**Given task:** Gather the lines that hold the string "matplotlib".
+++
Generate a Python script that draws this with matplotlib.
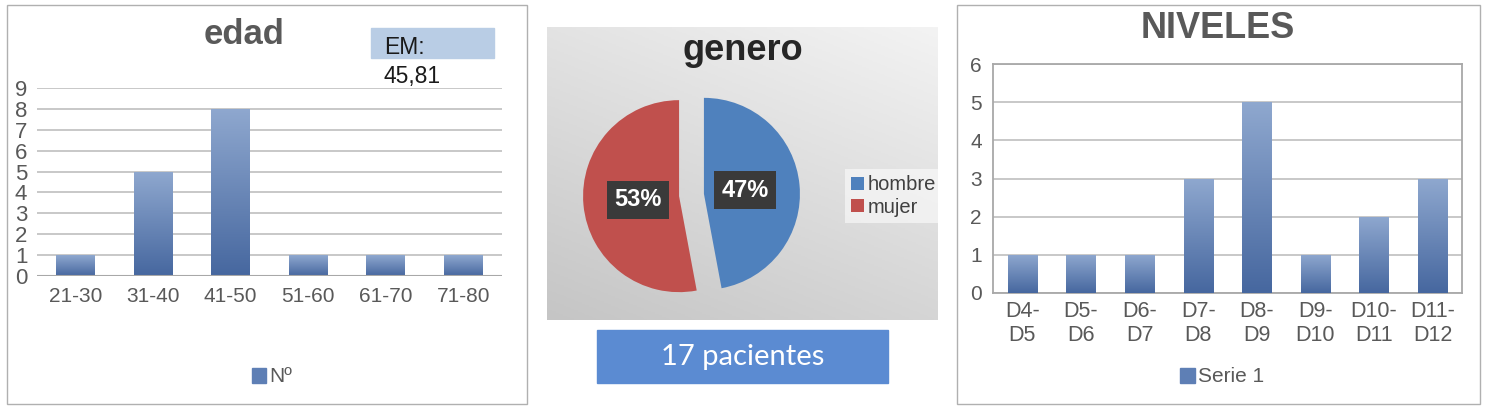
import matplotlib
matplotlib.use("Agg")
import matplotlib.pyplot as plt
import numpy as np
from matplotlib.colors import LinearSegmentedColormap
from matplotlib.patches import Rectangle, Patch

plt.rcParams['font.family'] = ['Liberation Sans', 'DejaVu Sans']

# data
edad_cats = ["21-30", "31-40", "41-50", "51-60", "61-70", "71-80"]
edad_vals = [1, 5, 8, 1, 1, 1]
edad_media = "45,81"

genero_labels = ["hombre", "mujer"]
genero_vals = [8, 9]
n_pacientes = 17

nivel_cats = ["D4-\nD5", "D5-\nD6", "D6-\nD7", "D7-\nD8", "D8-\nD9",
              "D9-\nD10", "D10-\nD11", "D11-\nD12"]
nivel_vals = [1, 1, 1, 3, 5, 1, 2, 3]

W, H = 1488, 412
GRAY_TXT = "#595959"
GRID = "#c4c4c4"
BAR_TOP, BAR_BOT, BAR_MID = "#8fa8cf", "#46679f", "#5e7fb5"


def box(x0, y0, x1, y1):
    # pixel box (top-left origin) -> figure fraction rect
    return [x0 / W, 1 - y1 / H, (x1 - x0) / W, (y1 - y0) / H]


def fx(x):
    return x / W


def fy(y):
    return 1 - y / H


def gradient_bars(ax, bars):
    cmap = LinearSegmentedColormap.from_list("bar", [BAR_BOT, BAR_TOP])
    grad = np.linspace(0, 1, 256).reshape(-1, 1)
    for b in bars:
        x, y = b.get_xy()
        w, h = b.get_width(), b.get_height()
        im = ax.imshow(grad, cmap=cmap, extent=(x, x + w, y, y + h),
                       origin="lower", aspect="auto", zorder=3)
        im.set_clip_path(b)


fig = plt.figure(figsize=(W / 100, H / 100), dpi=100)

# panel frames
for x0, x1 in [(7, 527), (957, 1480)]:
    fig.patches.append(Rectangle((fx(x0), fy(404)), (x1 - x0) / W, (404 - 5) / H,
                                 transform=fig.transFigure, fill=False,
                                 ec="#b0b0b0", lw=1.0))

# ---------------- edad ----------------
ax1 = fig.add_axes(box(37, 88, 502, 276))
x1 = np.arange(len(edad_cats))
bars1 = ax1.bar(x1, edad_vals, width=0.5, color=BAR_MID, zorder=2, label="Nº")
gradient_bars(ax1, bars1)
ax1.set_xlim(-0.5, len(edad_cats) - 0.5)
ax1.set_ylim(0, 9)
ax1.set_yticks(range(10))
ax1.set_xticks(x1)
ax1.set_xticklabels(edad_cats)
ax1.tick_params(axis="both", length=0, labelcolor=GRAY_TXT)
ax1.tick_params(axis="y", pad=7, labelsize=16)
ax1.tick_params(axis="x", pad=8, labelsize=15)
for s in ax1.spines.values():
    s.set_visible(False)
ax1.grid(axis="y", color=GRID, lw=1.3, zorder=1)
ax1.axhline(0, color="#a8a8a8", lw=1.5, zorder=4)
ax1.legend(handles=[Patch(color=BAR_MID, label="Nº")], loc="center",
           bbox_to_anchor=(fx(272), fy(377)), bbox_transform=fig.transFigure,
           frameon=False, fontsize=15, handlelength=0.7, handleheight=0.7,
           handletextpad=0.15, labelcolor=GRAY_TXT)
fig.text(fx(244), fy(34), "edad", ha="center", va="center", fontsize=25,
         fontweight="bold", color=GRAY_TXT)
fig.patches.append(Rectangle((fx(371), fy(58)), (494 - 371) / W, 30 / H,
                             transform=fig.transFigure, color="#b9cde5"))
fig.text(fx(384), fy(48), "EM:", ha="left", va="center", fontsize=16.5, color="#1a1a1a")
fig.text(fx(384), fy(76), edad_media, ha="left", va="center", fontsize=16.5, color="#1a1a1a")

# ---------------- genero ----------------
bg = fig.add_axes(box(547, 27, 938, 320))
yy, xx = np.mgrid[0:1:200j, 0:1:300j]
val = 0.65 * (1 - yy) + 0.35 * xx
bg_cmap = LinearSegmentedColormap.from_list("bg", ["#c5c5c5", "#f3f3f3"])
bg.imshow(val, cmap=bg_cmap, aspect="auto", extent=(0, 1, 0, 1), origin="upper")
bg.axis("off")

R = 96.0
half = 130.0
axp = fig.add_axes(box(691.5 - half, 195 - half, 691.5 + half, 195 + half))
axp.patch.set_alpha(0)
wedges, texts, autotexts = axp.pie(
    genero_vals, colors=["#4f81bd", "#c0504d"], startangle=90, counterclock=False,
    explode=[0.13, 0.13], autopct="%1.0f%%", pctdistance=0.43,
    textprops=dict(color="white", fontsize=17, fontweight="bold"))
for t in autotexts:
    t.set_bbox(dict(boxstyle="square,pad=0.3", fc="#3a3a3a", ec="none"))
axp.set_xlim(-half / R, half / R)
axp.set_ylim(-half / R, half / R)
axp.set_aspect("equal")
axp.axis("off")
leg = axp.legend(wedges, genero_labels, loc="center left",
                 bbox_to_anchor=(fx(835), fy(196)), bbox_transform=fig.transFigure,
                 fontsize=14.5, handlelength=0.65, handleheight=0.65,
                 handletextpad=0.15, labelspacing=0.15, borderpad=0.3,
                 fancybox=False, framealpha=0.55, edgecolor="none",
                 labelcolor="#404040")
fig.text(fx(743), fy(50), "genero", ha="center", va="center", fontsize=26,
         fontweight="bold", color="#262626")

fig.patches.append(Rectangle((fx(597), fy(383)), (888 - 597) / W, (383 - 330) / H,
                             transform=fig.transFigure, color="#5b8bd2"))
fig.text(fx(743), fy(357), f"{n_pacientes} pacientes", ha="center", va="center",
         fontsize=21, color="white", family=["Lato", "DejaVu Sans"])

# ---------------- NIVELES ----------------
ax3 = fig.add_axes(box(993, 64, 1462, 293))
x3 = np.arange(len(nivel_cats))
bars3 = ax3.bar(x3, nivel_vals, width=0.5, color=BAR_MID, zorder=2)
gradient_bars(ax3, bars3)
ax3.set_xlim(-0.5, len(nivel_cats) - 0.5)
ax3.set_ylim(0, 6)
ax3.set_yticks(range(7))
ax3.set_xticks(x3)
ax3.set_xticklabels(nivel_cats, linespacing=1.15)
ax3.tick_params(axis="both", length=0, labelcolor=GRAY_TXT)
ax3.tick_params(axis="y", labelsize=15, pad=8)
ax3.tick_params(axis="x", labelsize=15.5, pad=6)
for s in ax3.spines.values():
    s.set_color("#a8a8a8")
    s.set_linewidth(1.3)
ax3.grid(axis="y", color=GRID, lw=1.3, zorder=1)
ax3.legend(handles=[Patch(color=BAR_MID, label="Serie 1")], loc="center",
           bbox_to_anchor=(fx(1222), fy(377)), bbox_transform=fig.transFigure,
           frameon=False, fontsize=15, handlelength=0.7, handleheight=0.7,
           handletextpad=0.15, labelcolor=GRAY_TXT)
fig.text(fx(1218), fy(29), "NIVELES", ha="center", va="center", fontsize=26,
         fontweight="bold", color=GRAY_TXT)

fig.savefig("out.png", dpi=100)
+++
**Written response:**
Generate a Python script that draws this with matplotlib.
import matplotlib
matplotlib.use("Agg")
import matplotlib.pyplot as plt
from matplotlib.colors import LinearSegmentedColormap
from matplotlib.patches import Rectangle, Patch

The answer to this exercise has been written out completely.